Sonun başlangıcının ikinci nedeni iç dinamiklerle ilgili. ABD bir göçmen toplumu olmasına rağmen, ülkedeki beyazlar, zenciler ve hispanikler arasında gittikçe büyüyen bir güven uçurumu var. Yabancı düşmanlığı Avrupa'daki kadar olmasa da canlanıyor. Diğer taraftan aileler dağılıyor. Dünyada en çok boşanan insan sayısı bu ülkede.
Çocuklar şiddet ve uyuşturucuyla çok erken yaşlarda tanışıyorlar.
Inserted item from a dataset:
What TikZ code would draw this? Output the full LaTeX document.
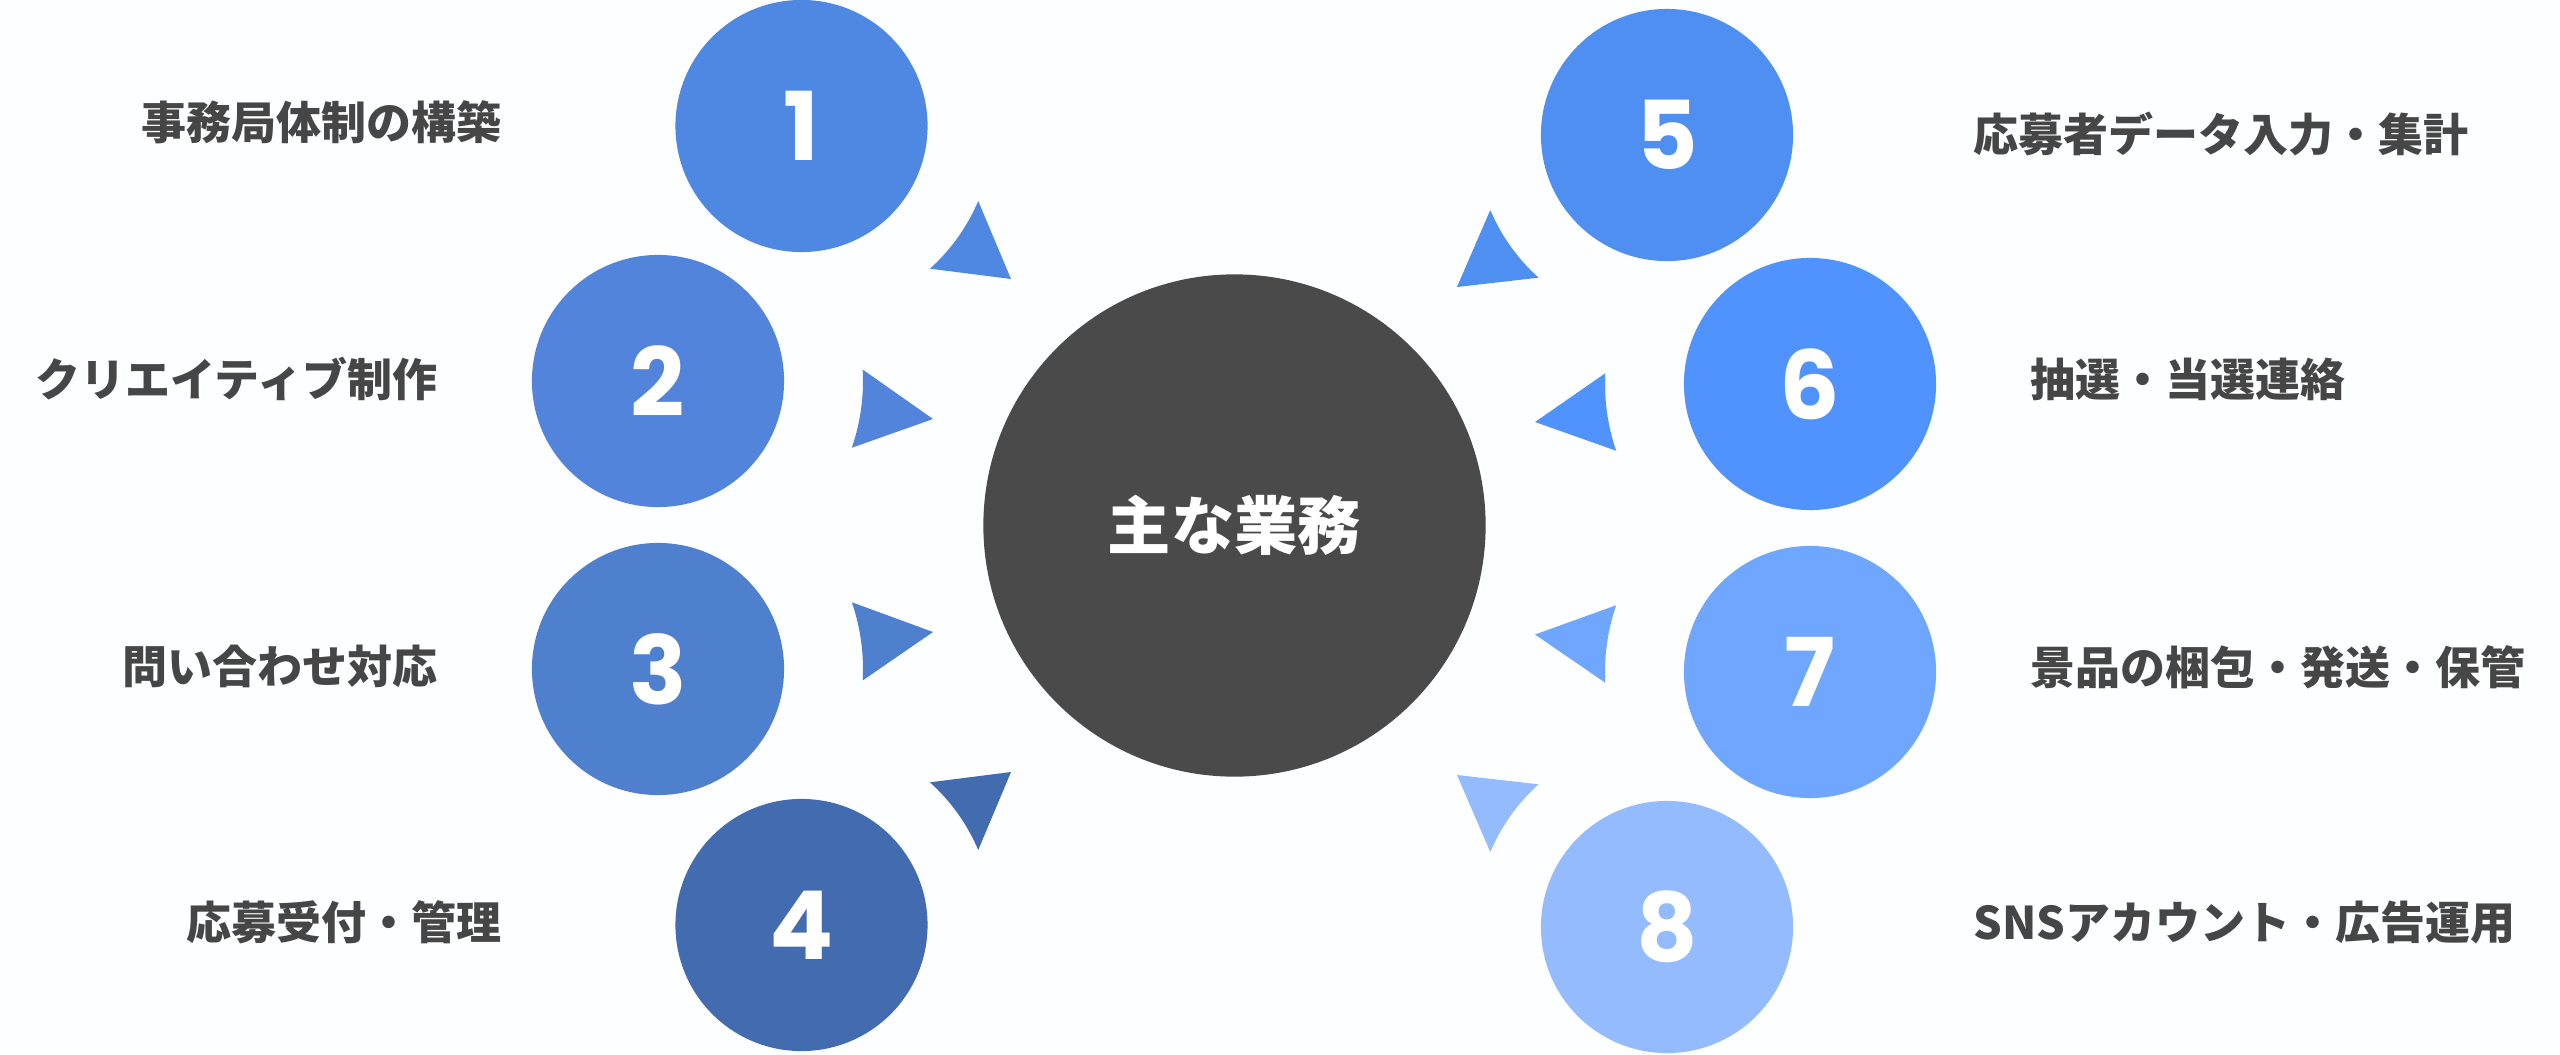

Bugün Amerika'nın pek az şehrinde akşamları güvenle sokağa çıkabiliyorsunuz. Ahlâk giderek bozuluyor; normal erkek veya normal kadın olmak, giderek hafife alınan bir hal olmaya başlıyor. Gençler, müzik, uyuşturucu ve fuhuş ile yaşamaya alışıyorlar. Görev, iş-güç artık onları ana-babaları kadar ilgilendirmiyor.
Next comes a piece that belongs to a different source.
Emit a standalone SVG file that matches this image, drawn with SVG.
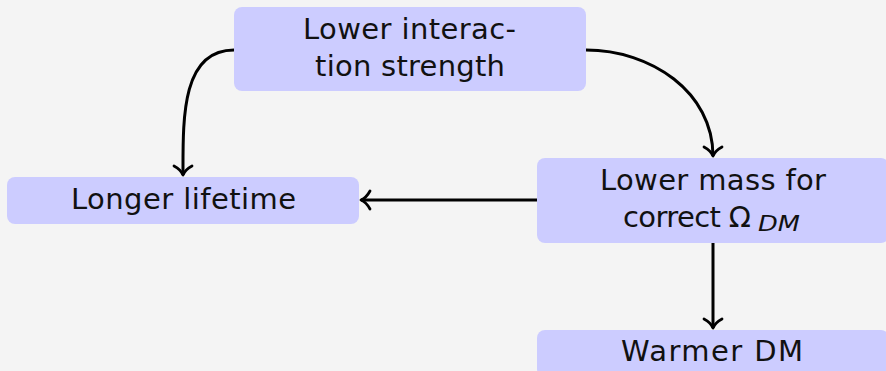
<svg xmlns="http://www.w3.org/2000/svg" width="886" height="371" viewBox="0 0 886 371">
  <style>
    .box { fill: #ccccff; }
    .lbl { font-family: "DejaVu Sans", "Liberation Sans", sans-serif; font-size: 29px; fill: #111; }
    .sub { font-family: "DejaVu Sans", "Liberation Sans", sans-serif; font-size: 22px; font-style: italic; fill: #111; }
    .edge { fill: none; stroke: #000; stroke-width: 3; }
  </style>
  <defs>
    <marker id="arrow" markerUnits="userSpaceOnUse" markerWidth="24" markerHeight="24" viewBox="-12 -12 24 24" refX="0" refY="0" orient="auto" overflow="visible">
      <path d="M -9 -9 C -6 -3.5 -2.5 -1 0 0 C -2.5 1 -6 3.5 -9 9" fill="none" stroke="#000" stroke-width="2.8" stroke-linecap="round" stroke-linejoin="round"/>
    </marker>
  </defs>

  <rect width="886" height="371" fill="#f4f4f4"/>

  <g id="edges">
    <path class="edge" d="M 234 50 C 181 50 183 120 183 175" marker-end="url(#arrow)"/>
    <path class="edge" d="M 586 50 C 651 50 713 92 713 156" marker-end="url(#arrow)"/>
    <path class="edge" d="M 537 200 L 361 200" marker-end="url(#arrow)"/>
    <path class="edge" d="M 713 243 L 713 328" marker-end="url(#arrow)"/>
  </g>

  <g id="node-interaction">
    <rect class="box" x="234" y="7" width="352" height="84" rx="8"/>
    <text class="lbl" x="303" y="39" textLength="213" lengthAdjust="spacing">Lower interac-</text>
    <text class="lbl" x="315" y="76" textLength="190" lengthAdjust="spacing">tion strength</text>
  </g>

  <g id="node-lifetime">
    <rect class="box" x="7" y="177" width="352" height="47" rx="8"/>
    <text class="lbl" x="71" y="209" textLength="225" lengthAdjust="spacing">Longer lifetime</text>
  </g>

  <g id="node-mass">
    <rect class="box" x="537" y="158" width="352" height="85" rx="8"/>
    <text class="lbl" x="600" y="190" textLength="226" lengthAdjust="spacing">Lower mass for</text>
    <text class="lbl" x="623" y="227" textLength="128" lengthAdjust="spacing">correct Ω</text>
    <text class="sub" x="758" y="231" textLength="42" lengthAdjust="spacingAndGlyphs">DM</text>
  </g>

  <g id="node-warmer">
    <rect class="box" x="537" y="330" width="352" height="47" rx="8"/>
    <text class="lbl" x="621" y="361" textLength="182" lengthAdjust="spacing">Warmer DM</text>
  </g>
</svg>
Yani kısacası, bir zamanlar bugünkü Amerika'yı ortaya çıkaran köle-tüccar-okumuş dengesi bozuluyor. O yüzden yeni tehlikeler bulup, insanları korkutarak devlete yeniden kazandırmak gerekiyor. İşte bu yeni tehlikenin adı İslâm...
Dünyanın en zengin ve güçlü ülkesinde sokakta huzurla yürünemiyorsa, artık orası bitmiş demektir. Dünyanın en eğitimli ve teçhizatlı askeri, Bosna ve Kosova'da olduğu gibi savaşlara girmekten kaçınmaya başlamışsa, orada rahatlık sorun olmaya başlamış demektir.
İşte kimileri için "rüyalar ülkesi" olan Amerika, tıpkı diğer imparatorluklar gibi altın çağının hemen ardından son kabusuna doğru seyahat ediyor.